Furthermore, he doesn’t need publicity to help his writing career. If a real A-list celebrity wanted to write a book of witty essays about life inside Hollywood, all he has to do is have his talent agency work out a deal with a publisher. It has all the makings of a bestseller.

What about the explanation that he wants to write inside stuff that would ruin his career if it got out that he wrote it? Well first of all, I haven’t really read anything that shocking in his blog. And secondly, anyone smart enough to write as well as Rance is also smart enough to know that secrets don’t stay secret very long. Exposing Rance’s identity would be too big of a story for his identity to remain secret forever.

So you see, I’m not convinced that a real A-list celebrity would have an adequate motivation for keeping an anonymous blog. But I can think of many reasons for why a Hollywood screenwriter or a frustrated talent agent working at ICM might want to perpetuate a hoax. In fact, his motivations would be the same that motivate all regular bloggers. He’s frustrated that only a handful of people read what he writes, and he wants a greater audience.

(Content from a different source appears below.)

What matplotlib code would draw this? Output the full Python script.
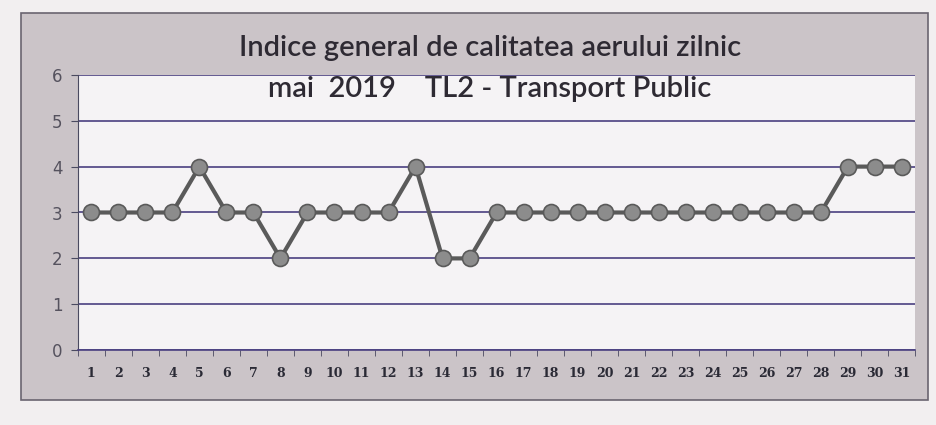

The stuff he writes for money is pretty boring and doesn’t demonstrate his true talents. The blog is an intentional publicity stunt designed to spotlight his writing talent to book publishers who would otherwise ignore him because he’s far too minor a Hollywood insider to otherwise bother with.

These are all very plausible motivations. Much more plausible than anything that might motivate a real A-list celebrity to keep an anonymous blog.